■ To be done ■
Copy the lines below as they are; omit the images they contain.

━━━━━━━━

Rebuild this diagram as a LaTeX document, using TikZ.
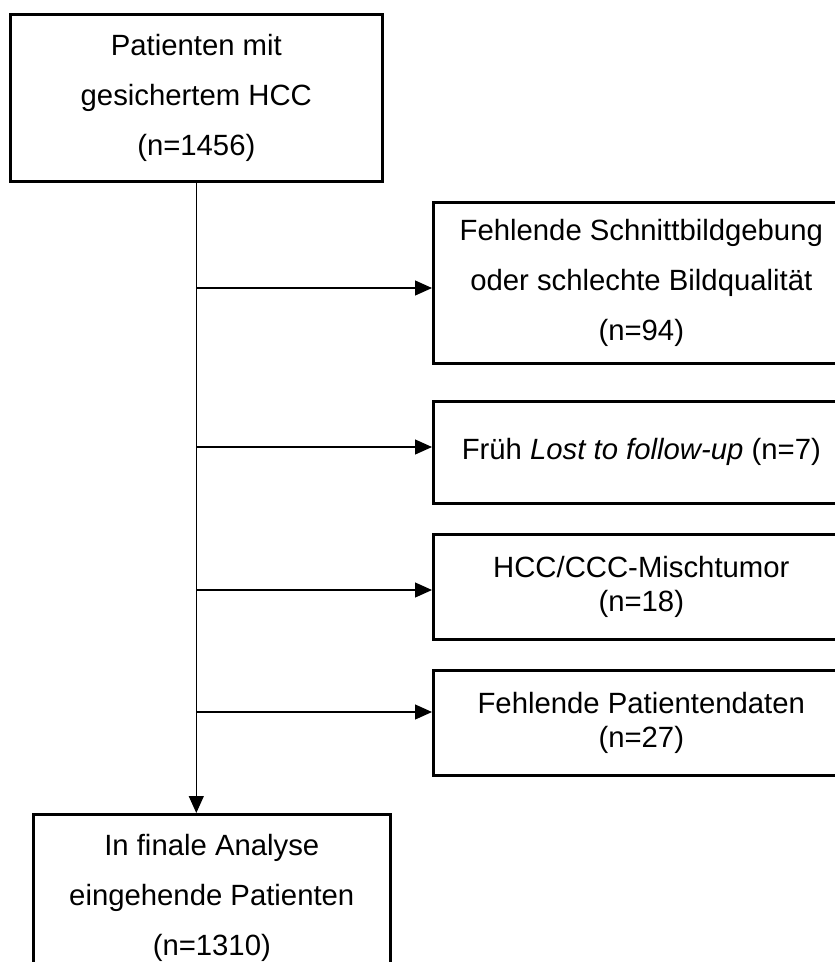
\documentclass[tikz,border=0pt]{standalone}
\usepackage{fontspec}
\setmainfont{Liberation Sans}
\usetikzlibrary{arrows.meta}

\begin{document}
\begin{tikzpicture}[->,>={Triangle[length=17pt,width=15pt]},x=1pt,y=-1pt,line width=1.2pt]
  \tikzstyle{box}=[draw=black,line width=2.6pt,rectangle,anchor=north west,align=center,inner sep=0pt,font=\fontsize{29.3}{50}\selectfont]
  \tikzstyle{tight}=[font=\fontsize{29.3}{34}\selectfont]
\useasboundingbox (0,0) rectangle (835,962);
\clip (0,0) rectangle (835,962);
\fill[white] (0,0) rectangle (835,962);
% main column
\node[box,minimum width=372,minimum height=167] (hcc) at (9,13) {Patienten mit\\gesichertem HCC\\(n=1456)};
\node[box,minimum width=357,minimum height=168] (final) at (32,813) {In finale Analyse\\eingehende Patienten\\(n=1310)};
% exclusions
\node[box,minimum width=416,minimum height=161] (ex1) at (432,201) {Fehlende Schnittbildgebung\\oder schlechte Bildqualit\"at\\(n=94)};
\node[box,minimum width=416,minimum height=102] (ex2) at (432,400) {\raisebox{6pt}{Fr\"uh \textit{Lost to follow-up} (n=7)}};
\node[box,tight,minimum width=416,minimum height=105] (ex3) at (432,533) {HCC/CCC-Mischtumor\\(n=18)};
\node[box,tight,minimum width=416,minimum height=105] (ex4) at (432,669) {Fehlende Patientendaten\\(n=27)};
\coordinate (j1) at (hcc.south |- 0,288);
\coordinate (j2) at (hcc.south |- 0,447);
\coordinate (j3) at (hcc.south |- 0,590);
\coordinate (j4) at (hcc.south |- 0,712);
\path
(hcc.south) edge (hcc.south |- final.north)
(j1) edge (j1 -| ex1.west)
(j2) edge (j2 -| ex2.west)
(j3) edge (j3 -| ex3.west)
(j4) edge (j4 -| ex4.west);
\end{tikzpicture}
\end{document}
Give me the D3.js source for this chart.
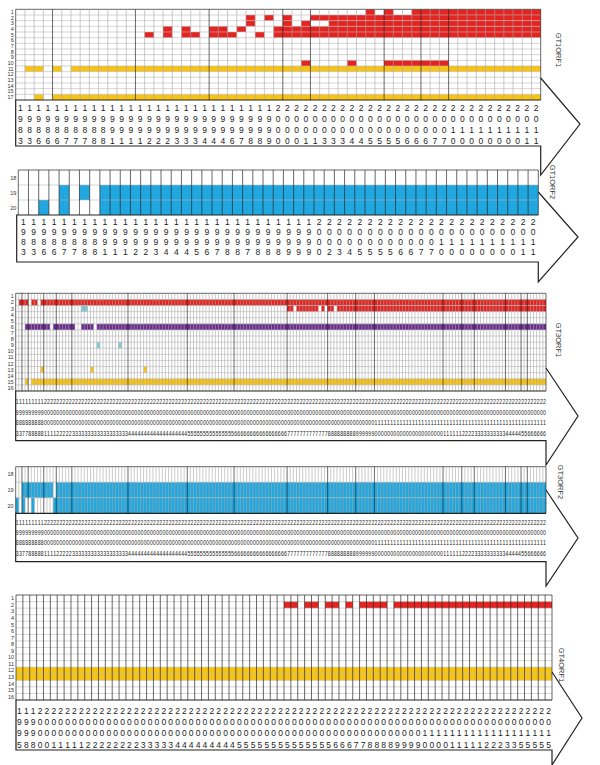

━━━━━━━━

■ Solution ■
Rebuild this diagram as a LaTeX document, using TikZ.
\documentclass[tikz,border=0pt]{standalone}
\usepackage{fontspec}
\setmainfont{Liberation Sans}
\usetikzlibrary{arrows.meta}

\begin{document}
\begin{tikzpicture}[->,>={Triangle[length=17pt,width=15pt]},x=1pt,y=-1pt,line width=1.2pt]
  \tikzstyle{box}=[draw=black,line width=2.6pt,rectangle,anchor=north west,align=center,inner sep=0pt,font=\fontsize{29.3}{50}\selectfont]
  \tikzstyle{tight}=[font=\fontsize{29.3}{34}\selectfont]
\useasboundingbox (0,0) rectangle (835,962);
\clip (0,0) rectangle (835,962);
\fill[white] (0,0) rectangle (835,962);
% main column
\node[box,minimum width=372,minimum height=167] (hcc) at (9,13) {Patienten mit\\gesichertem HCC\\(n=1456)};
\node[box,minimum width=357,minimum height=168] (final) at (32,813) {In finale Analyse\\eingehende Patienten\\(n=1310)};
% exclusions
\node[box,minimum width=416,minimum height=161] (ex1) at (432,201) {Fehlende Schnittbildgebung\\oder schlechte Bildqualit\"at\\(n=94)};
\node[box,minimum width=416,minimum height=102] (ex2) at (432,400) {\raisebox{6pt}{Fr\"uh \textit{Lost to follow-up} (n=7)}};
\node[box,tight,minimum width=416,minimum height=105] (ex3) at (432,533) {HCC/CCC-Mischtumor\\(n=18)};
\node[box,tight,minimum width=416,minimum height=105] (ex4) at (432,669) {Fehlende Patientendaten\\(n=27)};
\coordinate (j1) at (hcc.south |- 0,288);
\coordinate (j2) at (hcc.south |- 0,447);
\coordinate (j3) at (hcc.south |- 0,590);
\coordinate (j4) at (hcc.south |- 0,712);
\path
(hcc.south) edge (hcc.south |- final.north)
(j1) edge (j1 -| ex1.west)
(j2) edge (j2 -| ex2.west)
(j3) edge (j3 -| ex3.west)
(j4) edge (j4 -| ex4.west);
\end{tikzpicture}
\end{document}
Give me the D3.js source for this chart.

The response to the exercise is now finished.